-- The task --
Word for word, give the material below again, minus any images.

━━━ Raw data

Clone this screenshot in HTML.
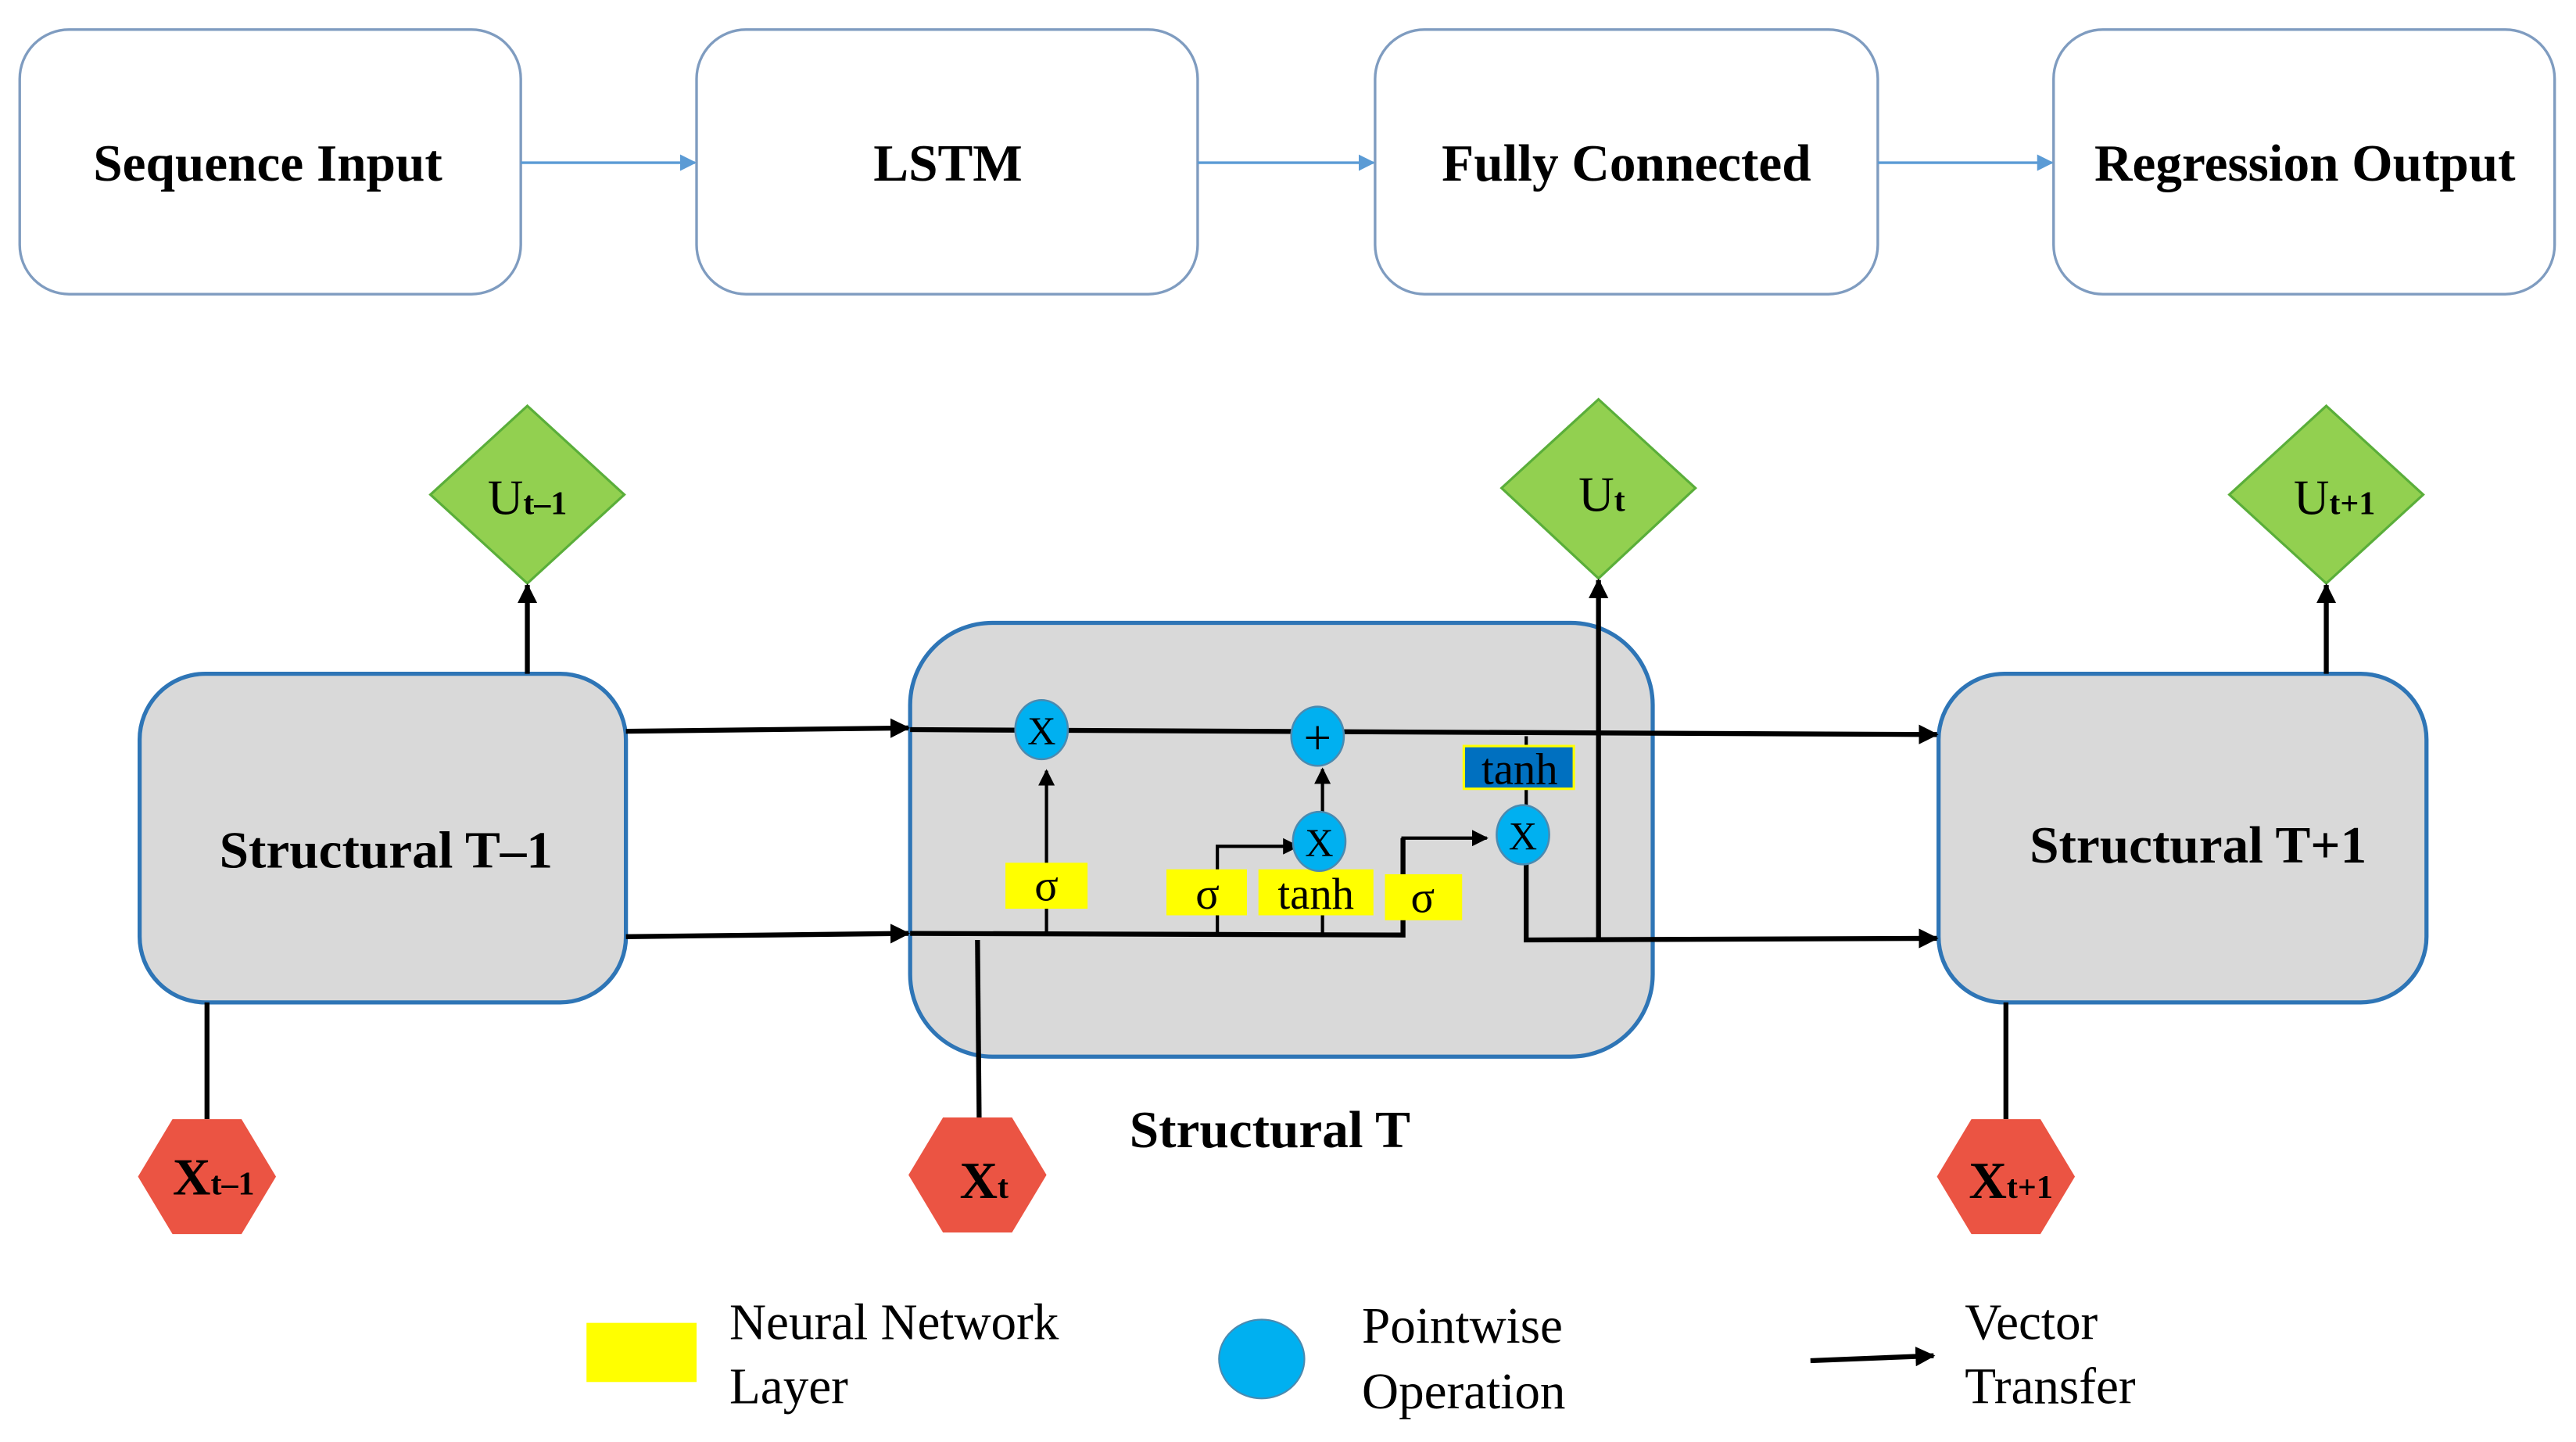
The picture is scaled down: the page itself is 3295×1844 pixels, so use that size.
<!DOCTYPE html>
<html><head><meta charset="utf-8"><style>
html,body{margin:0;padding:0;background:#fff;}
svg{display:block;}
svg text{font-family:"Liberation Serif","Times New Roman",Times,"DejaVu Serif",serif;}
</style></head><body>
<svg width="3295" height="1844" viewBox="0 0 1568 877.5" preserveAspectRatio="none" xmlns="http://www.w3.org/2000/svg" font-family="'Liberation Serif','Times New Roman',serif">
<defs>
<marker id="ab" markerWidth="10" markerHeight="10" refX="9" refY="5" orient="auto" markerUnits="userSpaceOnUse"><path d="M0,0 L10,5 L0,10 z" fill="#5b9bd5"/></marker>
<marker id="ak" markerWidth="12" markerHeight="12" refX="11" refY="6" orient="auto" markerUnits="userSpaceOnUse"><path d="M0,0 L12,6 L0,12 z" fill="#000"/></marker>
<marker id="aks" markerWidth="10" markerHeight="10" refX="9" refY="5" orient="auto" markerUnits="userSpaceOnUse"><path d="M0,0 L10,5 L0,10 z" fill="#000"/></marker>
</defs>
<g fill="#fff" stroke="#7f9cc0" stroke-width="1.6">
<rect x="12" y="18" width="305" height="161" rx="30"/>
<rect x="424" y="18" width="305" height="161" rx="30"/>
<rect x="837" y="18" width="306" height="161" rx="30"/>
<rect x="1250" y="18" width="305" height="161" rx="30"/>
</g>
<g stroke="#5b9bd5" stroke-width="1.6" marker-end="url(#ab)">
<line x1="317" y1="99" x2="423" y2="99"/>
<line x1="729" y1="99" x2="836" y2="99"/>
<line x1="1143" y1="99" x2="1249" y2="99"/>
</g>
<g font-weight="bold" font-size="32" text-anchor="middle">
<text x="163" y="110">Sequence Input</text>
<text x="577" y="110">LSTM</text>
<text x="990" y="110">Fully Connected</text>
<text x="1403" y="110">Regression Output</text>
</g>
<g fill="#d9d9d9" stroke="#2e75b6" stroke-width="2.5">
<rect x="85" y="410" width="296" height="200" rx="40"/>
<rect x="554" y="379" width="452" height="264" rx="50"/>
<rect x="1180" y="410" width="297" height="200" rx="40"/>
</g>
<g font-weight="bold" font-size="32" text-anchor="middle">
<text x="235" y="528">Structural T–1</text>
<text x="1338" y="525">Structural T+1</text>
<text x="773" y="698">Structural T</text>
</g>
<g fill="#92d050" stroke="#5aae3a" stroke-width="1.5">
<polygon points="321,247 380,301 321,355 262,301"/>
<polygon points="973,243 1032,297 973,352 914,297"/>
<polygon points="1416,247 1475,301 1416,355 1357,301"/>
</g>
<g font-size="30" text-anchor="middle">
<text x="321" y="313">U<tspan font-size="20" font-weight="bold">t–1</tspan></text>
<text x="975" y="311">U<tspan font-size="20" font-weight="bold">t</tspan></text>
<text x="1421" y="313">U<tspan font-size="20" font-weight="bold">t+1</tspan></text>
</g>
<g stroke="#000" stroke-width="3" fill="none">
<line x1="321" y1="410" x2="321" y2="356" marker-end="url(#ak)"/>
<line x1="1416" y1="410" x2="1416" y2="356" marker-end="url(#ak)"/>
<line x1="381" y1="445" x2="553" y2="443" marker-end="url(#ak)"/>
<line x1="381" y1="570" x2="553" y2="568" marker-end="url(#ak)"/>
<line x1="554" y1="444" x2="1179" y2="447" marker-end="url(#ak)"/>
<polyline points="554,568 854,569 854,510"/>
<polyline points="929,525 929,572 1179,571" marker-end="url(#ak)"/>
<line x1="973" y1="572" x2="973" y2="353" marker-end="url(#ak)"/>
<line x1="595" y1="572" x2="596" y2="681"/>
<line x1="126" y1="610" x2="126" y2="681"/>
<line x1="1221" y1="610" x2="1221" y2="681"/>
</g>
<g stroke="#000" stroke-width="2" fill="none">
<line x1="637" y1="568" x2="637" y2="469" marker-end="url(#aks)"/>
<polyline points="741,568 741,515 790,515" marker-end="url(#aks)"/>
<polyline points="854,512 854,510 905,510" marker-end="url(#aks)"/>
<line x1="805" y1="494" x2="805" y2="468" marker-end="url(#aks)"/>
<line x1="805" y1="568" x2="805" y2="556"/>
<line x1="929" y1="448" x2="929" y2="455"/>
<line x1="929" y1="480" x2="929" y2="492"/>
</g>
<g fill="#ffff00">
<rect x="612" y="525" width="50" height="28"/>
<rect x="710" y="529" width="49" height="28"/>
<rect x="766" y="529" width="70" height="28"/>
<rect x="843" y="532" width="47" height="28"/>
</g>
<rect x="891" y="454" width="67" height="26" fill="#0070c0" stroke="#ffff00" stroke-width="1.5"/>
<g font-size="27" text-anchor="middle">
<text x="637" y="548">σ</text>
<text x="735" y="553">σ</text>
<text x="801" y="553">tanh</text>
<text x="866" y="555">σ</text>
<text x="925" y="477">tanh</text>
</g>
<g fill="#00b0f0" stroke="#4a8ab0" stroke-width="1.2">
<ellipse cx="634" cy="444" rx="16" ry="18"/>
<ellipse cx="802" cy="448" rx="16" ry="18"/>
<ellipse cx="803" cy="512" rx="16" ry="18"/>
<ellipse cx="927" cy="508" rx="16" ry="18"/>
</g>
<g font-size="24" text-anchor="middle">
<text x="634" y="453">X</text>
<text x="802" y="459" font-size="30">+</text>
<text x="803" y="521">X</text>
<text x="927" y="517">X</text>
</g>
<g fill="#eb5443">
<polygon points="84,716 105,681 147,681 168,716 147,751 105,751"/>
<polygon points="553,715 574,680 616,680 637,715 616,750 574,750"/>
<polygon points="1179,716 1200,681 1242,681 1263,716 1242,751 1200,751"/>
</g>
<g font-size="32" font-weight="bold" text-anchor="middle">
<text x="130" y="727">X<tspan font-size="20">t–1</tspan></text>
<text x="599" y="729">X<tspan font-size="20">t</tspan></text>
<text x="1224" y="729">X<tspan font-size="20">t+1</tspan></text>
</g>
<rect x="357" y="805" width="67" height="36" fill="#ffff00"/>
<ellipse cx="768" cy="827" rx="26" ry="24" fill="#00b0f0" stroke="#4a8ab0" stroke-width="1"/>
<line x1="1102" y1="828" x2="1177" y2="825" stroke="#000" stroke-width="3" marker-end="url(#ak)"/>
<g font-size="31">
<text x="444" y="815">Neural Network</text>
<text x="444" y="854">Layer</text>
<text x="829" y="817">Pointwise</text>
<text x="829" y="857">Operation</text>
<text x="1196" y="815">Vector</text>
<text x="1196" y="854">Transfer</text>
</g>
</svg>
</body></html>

━━━━━━

-- Complete output --
Clone this screenshot in HTML.
The picture is scaled down: the page itself is 3295×1844 pixels, so use that size.
<!DOCTYPE html>
<html><head><meta charset="utf-8"><style>
html,body{margin:0;padding:0;background:#fff;}
svg{display:block;}
svg text{font-family:"Liberation Serif","Times New Roman",Times,"DejaVu Serif",serif;}
</style></head><body>
<svg width="3295" height="1844" viewBox="0 0 1568 877.5" preserveAspectRatio="none" xmlns="http://www.w3.org/2000/svg" font-family="'Liberation Serif','Times New Roman',serif">
<defs>
<marker id="ab" markerWidth="10" markerHeight="10" refX="9" refY="5" orient="auto" markerUnits="userSpaceOnUse"><path d="M0,0 L10,5 L0,10 z" fill="#5b9bd5"/></marker>
<marker id="ak" markerWidth="12" markerHeight="12" refX="11" refY="6" orient="auto" markerUnits="userSpaceOnUse"><path d="M0,0 L12,6 L0,12 z" fill="#000"/></marker>
<marker id="aks" markerWidth="10" markerHeight="10" refX="9" refY="5" orient="auto" markerUnits="userSpaceOnUse"><path d="M0,0 L10,5 L0,10 z" fill="#000"/></marker>
</defs>
<g fill="#fff" stroke="#7f9cc0" stroke-width="1.6">
<rect x="12" y="18" width="305" height="161" rx="30"/>
<rect x="424" y="18" width="305" height="161" rx="30"/>
<rect x="837" y="18" width="306" height="161" rx="30"/>
<rect x="1250" y="18" width="305" height="161" rx="30"/>
</g>
<g stroke="#5b9bd5" stroke-width="1.6" marker-end="url(#ab)">
<line x1="317" y1="99" x2="423" y2="99"/>
<line x1="729" y1="99" x2="836" y2="99"/>
<line x1="1143" y1="99" x2="1249" y2="99"/>
</g>
<g font-weight="bold" font-size="32" text-anchor="middle">
<text x="163" y="110">Sequence Input</text>
<text x="577" y="110">LSTM</text>
<text x="990" y="110">Fully Connected</text>
<text x="1403" y="110">Regression Output</text>
</g>
<g fill="#d9d9d9" stroke="#2e75b6" stroke-width="2.5">
<rect x="85" y="410" width="296" height="200" rx="40"/>
<rect x="554" y="379" width="452" height="264" rx="50"/>
<rect x="1180" y="410" width="297" height="200" rx="40"/>
</g>
<g font-weight="bold" font-size="32" text-anchor="middle">
<text x="235" y="528">Structural T–1</text>
<text x="1338" y="525">Structural T+1</text>
<text x="773" y="698">Structural T</text>
</g>
<g fill="#92d050" stroke="#5aae3a" stroke-width="1.5">
<polygon points="321,247 380,301 321,355 262,301"/>
<polygon points="973,243 1032,297 973,352 914,297"/>
<polygon points="1416,247 1475,301 1416,355 1357,301"/>
</g>
<g font-size="30" text-anchor="middle">
<text x="321" y="313">U<tspan font-size="20" font-weight="bold">t–1</tspan></text>
<text x="975" y="311">U<tspan font-size="20" font-weight="bold">t</tspan></text>
<text x="1421" y="313">U<tspan font-size="20" font-weight="bold">t+1</tspan></text>
</g>
<g stroke="#000" stroke-width="3" fill="none">
<line x1="321" y1="410" x2="321" y2="356" marker-end="url(#ak)"/>
<line x1="1416" y1="410" x2="1416" y2="356" marker-end="url(#ak)"/>
<line x1="381" y1="445" x2="553" y2="443" marker-end="url(#ak)"/>
<line x1="381" y1="570" x2="553" y2="568" marker-end="url(#ak)"/>
<line x1="554" y1="444" x2="1179" y2="447" marker-end="url(#ak)"/>
<polyline points="554,568 854,569 854,510"/>
<polyline points="929,525 929,572 1179,571" marker-end="url(#ak)"/>
<line x1="973" y1="572" x2="973" y2="353" marker-end="url(#ak)"/>
<line x1="595" y1="572" x2="596" y2="681"/>
<line x1="126" y1="610" x2="126" y2="681"/>
<line x1="1221" y1="610" x2="1221" y2="681"/>
</g>
<g stroke="#000" stroke-width="2" fill="none">
<line x1="637" y1="568" x2="637" y2="469" marker-end="url(#aks)"/>
<polyline points="741,568 741,515 790,515" marker-end="url(#aks)"/>
<polyline points="854,512 854,510 905,510" marker-end="url(#aks)"/>
<line x1="805" y1="494" x2="805" y2="468" marker-end="url(#aks)"/>
<line x1="805" y1="568" x2="805" y2="556"/>
<line x1="929" y1="448" x2="929" y2="455"/>
<line x1="929" y1="480" x2="929" y2="492"/>
</g>
<g fill="#ffff00">
<rect x="612" y="525" width="50" height="28"/>
<rect x="710" y="529" width="49" height="28"/>
<rect x="766" y="529" width="70" height="28"/>
<rect x="843" y="532" width="47" height="28"/>
</g>
<rect x="891" y="454" width="67" height="26" fill="#0070c0" stroke="#ffff00" stroke-width="1.5"/>
<g font-size="27" text-anchor="middle">
<text x="637" y="548">σ</text>
<text x="735" y="553">σ</text>
<text x="801" y="553">tanh</text>
<text x="866" y="555">σ</text>
<text x="925" y="477">tanh</text>
</g>
<g fill="#00b0f0" stroke="#4a8ab0" stroke-width="1.2">
<ellipse cx="634" cy="444" rx="16" ry="18"/>
<ellipse cx="802" cy="448" rx="16" ry="18"/>
<ellipse cx="803" cy="512" rx="16" ry="18"/>
<ellipse cx="927" cy="508" rx="16" ry="18"/>
</g>
<g font-size="24" text-anchor="middle">
<text x="634" y="453">X</text>
<text x="802" y="459" font-size="30">+</text>
<text x="803" y="521">X</text>
<text x="927" y="517">X</text>
</g>
<g fill="#eb5443">
<polygon points="84,716 105,681 147,681 168,716 147,751 105,751"/>
<polygon points="553,715 574,680 616,680 637,715 616,750 574,750"/>
<polygon points="1179,716 1200,681 1242,681 1263,716 1242,751 1200,751"/>
</g>
<g font-size="32" font-weight="bold" text-anchor="middle">
<text x="130" y="727">X<tspan font-size="20">t–1</tspan></text>
<text x="599" y="729">X<tspan font-size="20">t</tspan></text>
<text x="1224" y="729">X<tspan font-size="20">t+1</tspan></text>
</g>
<rect x="357" y="805" width="67" height="36" fill="#ffff00"/>
<ellipse cx="768" cy="827" rx="26" ry="24" fill="#00b0f0" stroke="#4a8ab0" stroke-width="1"/>
<line x1="1102" y1="828" x2="1177" y2="825" stroke="#000" stroke-width="3" marker-end="url(#ak)"/>
<g font-size="31">
<text x="444" y="815">Neural Network</text>
<text x="444" y="854">Layer</text>
<text x="829" y="817">Pointwise</text>
<text x="829" y="857">Operation</text>
<text x="1196" y="815">Vector</text>
<text x="1196" y="854">Transfer</text>
</g>
</svg>
</body></html>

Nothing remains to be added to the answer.